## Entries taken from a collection

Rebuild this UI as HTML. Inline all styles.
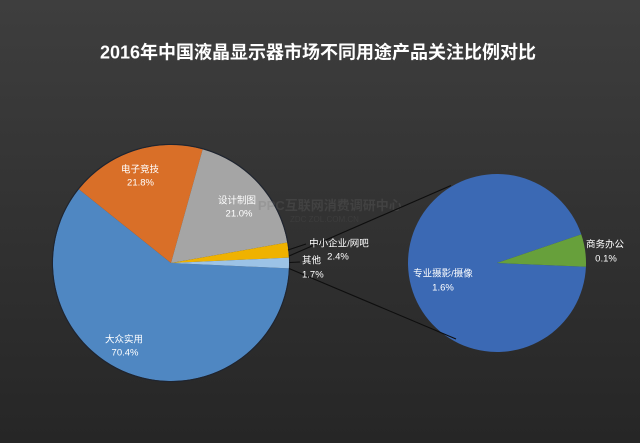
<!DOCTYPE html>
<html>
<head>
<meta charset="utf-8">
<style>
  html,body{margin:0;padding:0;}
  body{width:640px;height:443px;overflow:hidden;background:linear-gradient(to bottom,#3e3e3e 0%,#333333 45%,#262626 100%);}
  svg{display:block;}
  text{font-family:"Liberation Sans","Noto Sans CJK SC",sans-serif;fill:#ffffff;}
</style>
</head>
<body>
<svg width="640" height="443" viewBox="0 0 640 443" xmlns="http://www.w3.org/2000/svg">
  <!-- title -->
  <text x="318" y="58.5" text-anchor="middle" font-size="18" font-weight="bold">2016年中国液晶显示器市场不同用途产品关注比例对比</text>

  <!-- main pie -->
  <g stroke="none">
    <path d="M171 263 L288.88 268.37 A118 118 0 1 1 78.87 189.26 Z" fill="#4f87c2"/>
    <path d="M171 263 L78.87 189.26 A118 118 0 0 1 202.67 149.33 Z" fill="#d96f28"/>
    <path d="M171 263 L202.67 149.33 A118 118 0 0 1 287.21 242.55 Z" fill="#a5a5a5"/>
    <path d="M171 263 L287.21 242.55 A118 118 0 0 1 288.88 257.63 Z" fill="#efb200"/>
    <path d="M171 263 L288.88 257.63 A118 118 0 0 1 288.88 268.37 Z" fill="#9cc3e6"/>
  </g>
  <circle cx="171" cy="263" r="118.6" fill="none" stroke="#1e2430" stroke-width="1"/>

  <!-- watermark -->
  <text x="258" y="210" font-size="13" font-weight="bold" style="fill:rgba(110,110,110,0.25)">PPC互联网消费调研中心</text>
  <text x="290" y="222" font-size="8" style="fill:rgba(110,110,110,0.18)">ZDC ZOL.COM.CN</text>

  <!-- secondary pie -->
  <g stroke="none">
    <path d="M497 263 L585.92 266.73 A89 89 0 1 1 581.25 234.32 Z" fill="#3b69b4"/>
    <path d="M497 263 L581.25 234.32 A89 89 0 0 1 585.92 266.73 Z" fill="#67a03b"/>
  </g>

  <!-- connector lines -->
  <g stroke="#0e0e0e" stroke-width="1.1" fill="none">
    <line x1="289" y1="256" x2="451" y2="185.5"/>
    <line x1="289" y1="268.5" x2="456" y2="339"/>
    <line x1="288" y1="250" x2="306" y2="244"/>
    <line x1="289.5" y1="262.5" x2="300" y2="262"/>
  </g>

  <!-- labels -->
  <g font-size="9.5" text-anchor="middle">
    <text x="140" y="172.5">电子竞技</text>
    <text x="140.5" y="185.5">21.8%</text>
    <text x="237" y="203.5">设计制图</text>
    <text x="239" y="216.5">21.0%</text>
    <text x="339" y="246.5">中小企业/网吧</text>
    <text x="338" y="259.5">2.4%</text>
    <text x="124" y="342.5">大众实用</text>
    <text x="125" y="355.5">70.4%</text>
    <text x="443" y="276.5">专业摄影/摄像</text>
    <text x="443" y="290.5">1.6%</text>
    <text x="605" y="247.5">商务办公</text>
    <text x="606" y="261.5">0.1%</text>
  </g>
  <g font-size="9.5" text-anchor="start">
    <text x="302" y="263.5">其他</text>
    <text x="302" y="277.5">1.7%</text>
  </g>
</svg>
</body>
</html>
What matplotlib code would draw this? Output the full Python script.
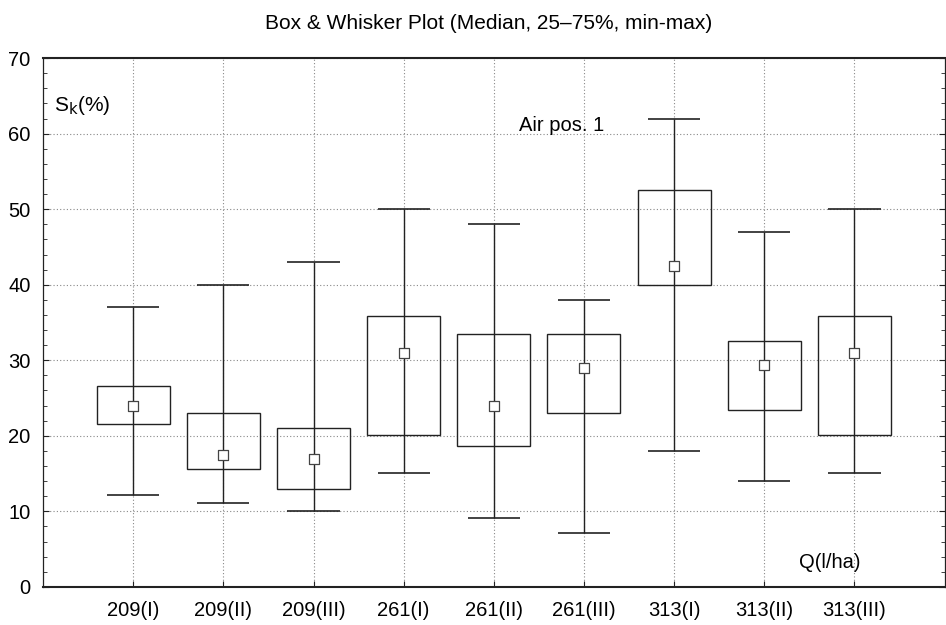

## Work to complete
Print all the records again exactly; do not include any picture.

## Task result
Rebuild this UI as HTML. Inline all styles.
<!DOCTYPE html>
<html>
<head>
<meta charset="utf-8">
<style>
  html,body{margin:0;padding:0;}
  body{width:640px;height:443px;overflow:hidden;background:linear-gradient(to bottom,#3e3e3e 0%,#333333 45%,#262626 100%);}
  svg{display:block;}
  text{font-family:"Liberation Sans","Noto Sans CJK SC",sans-serif;fill:#ffffff;}
</style>
</head>
<body>
<svg width="640" height="443" viewBox="0 0 640 443" xmlns="http://www.w3.org/2000/svg">
  <!-- title -->
  <text x="318" y="58.5" text-anchor="middle" font-size="18" font-weight="bold">2016年中国液晶显示器市场不同用途产品关注比例对比</text>

  <!-- main pie -->
  <g stroke="none">
    <path d="M171 263 L288.88 268.37 A118 118 0 1 1 78.87 189.26 Z" fill="#4f87c2"/>
    <path d="M171 263 L78.87 189.26 A118 118 0 0 1 202.67 149.33 Z" fill="#d96f28"/>
    <path d="M171 263 L202.67 149.33 A118 118 0 0 1 287.21 242.55 Z" fill="#a5a5a5"/>
    <path d="M171 263 L287.21 242.55 A118 118 0 0 1 288.88 257.63 Z" fill="#efb200"/>
    <path d="M171 263 L288.88 257.63 A118 118 0 0 1 288.88 268.37 Z" fill="#9cc3e6"/>
  </g>
  <circle cx="171" cy="263" r="118.6" fill="none" stroke="#1e2430" stroke-width="1"/>

  <!-- watermark -->
  <text x="258" y="210" font-size="13" font-weight="bold" style="fill:rgba(110,110,110,0.25)">PPC互联网消费调研中心</text>
  <text x="290" y="222" font-size="8" style="fill:rgba(110,110,110,0.18)">ZDC ZOL.COM.CN</text>

  <!-- secondary pie -->
  <g stroke="none">
    <path d="M497 263 L585.92 266.73 A89 89 0 1 1 581.25 234.32 Z" fill="#3b69b4"/>
    <path d="M497 263 L581.25 234.32 A89 89 0 0 1 585.92 266.73 Z" fill="#67a03b"/>
  </g>

  <!-- connector lines -->
  <g stroke="#0e0e0e" stroke-width="1.1" fill="none">
    <line x1="289" y1="256" x2="451" y2="185.5"/>
    <line x1="289" y1="268.5" x2="456" y2="339"/>
    <line x1="288" y1="250" x2="306" y2="244"/>
    <line x1="289.5" y1="262.5" x2="300" y2="262"/>
  </g>

  <!-- labels -->
  <g font-size="9.5" text-anchor="middle">
    <text x="140" y="172.5">电子竞技</text>
    <text x="140.5" y="185.5">21.8%</text>
    <text x="237" y="203.5">设计制图</text>
    <text x="239" y="216.5">21.0%</text>
    <text x="339" y="246.5">中小企业/网吧</text>
    <text x="338" y="259.5">2.4%</text>
    <text x="124" y="342.5">大众实用</text>
    <text x="125" y="355.5">70.4%</text>
    <text x="443" y="276.5">专业摄影/摄像</text>
    <text x="443" y="290.5">1.6%</text>
    <text x="605" y="247.5">商务办公</text>
    <text x="606" y="261.5">0.1%</text>
  </g>
  <g font-size="9.5" text-anchor="start">
    <text x="302" y="263.5">其他</text>
    <text x="302" y="277.5">1.7%</text>
  </g>
</svg>
</body>
</html>
What matplotlib code would draw this? Output the full Python script.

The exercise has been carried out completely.